Visitors can watch him whip up a batch Thursday through Monday sometime between 9 a.m. and 3 p.m.. He begins by cooking the syrup in a copper kettle, then cooling it and adding flavoring and color. This is loaded on a rotating pulling machine that works it over for about a half hour and then it’s delivered to a long, red machine that pulls a slab of candy into a strip, cuts and wraps it. The shop sells 32 flavors of taffy at last count with licorice and peanut butter the favorites.

Depoe Bay Boat Basin

Where to Stay:

It depends on the view you prefer. Several good oceanfront motels, including the Surfrider Resort, offer vast views of sea and sky and easy access to downtown shops, art galleries and the  Whale Watching Center.  A lodging that is more removed from the highway bustle, is the Harbor Lights Inn. Rooms look out on the boat basin, the Depoe Bay Bridge and the entrance to the harbor, which is a 50 foot by 300 foot notch cut in basalt cliffs.

Where to Eat: Tidal Raves and Gracie’s Sea Hag are popular for seafood. Neither place gives it away, but the atmosphere and company are good. In the morning, the Sea Hag and the Spouting Horn, both serve breakfast.

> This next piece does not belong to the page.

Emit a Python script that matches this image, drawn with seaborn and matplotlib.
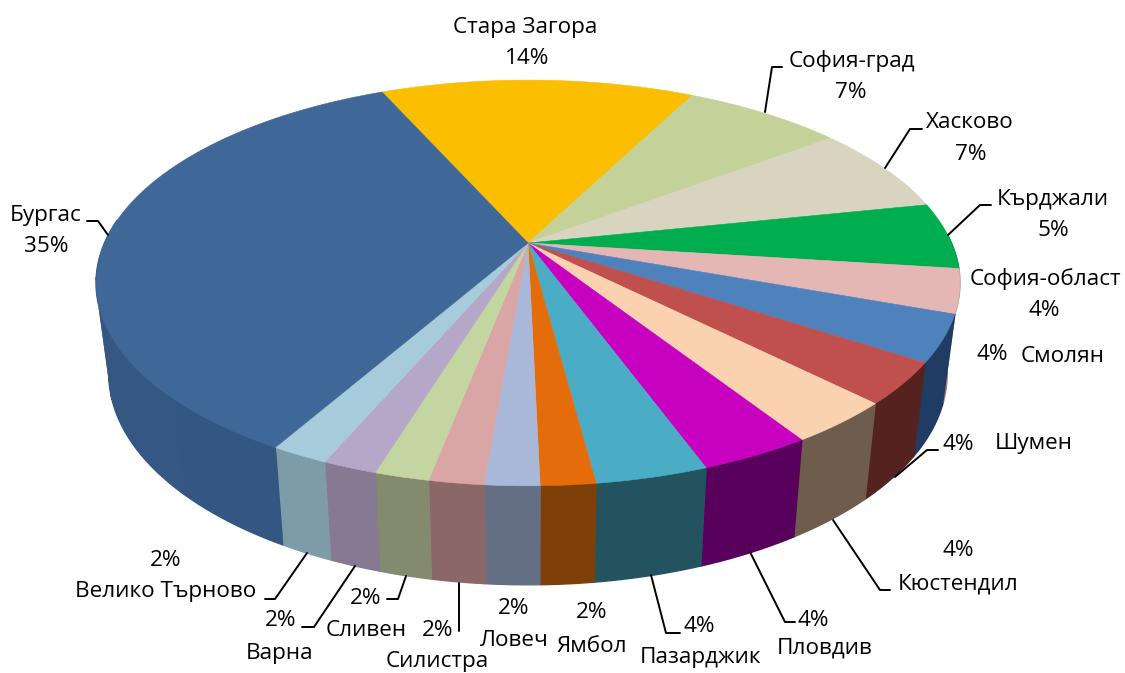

The latter offers views of the harbor from a lengthy wall of windows.

Nightlife: Thursday through Sunday nights at 6 or 7 p.m., Michael Dane sits down at the piano at the Sea Hag. Early customers can snag a seat at the fire pit which is close to the action on the dance floor.  Dane plays jazz, country, soft rock, rhythm and blues and songs from his native Hawaii. The place cooks when musician friends from up and down the coast pop in to sing and jam.

Otter Crest Loop

A Stretch or a Drive: For a bike or car ride, the Otter Crest Loop takes off just south of Depoe Bay on a way road that leads to Cape Foulweather, spotted first by Captain Cook in 1778. The road continues to the Devil’s Punchbowl, a hollow rock formation formed by the collapse of the roof over two sea caves. For an early morning outing, go to Depoe Bay City Park at the south end of the harbor and take the South Depoe Bay Creek Nature Trail. It penetrates only about 100 yards into the forest, but it’s a different world where the air is tinted green by leaves, moss and rushing water, and trees soar to the sky or lie on the forest floor and feed new sprouting trees and bushes.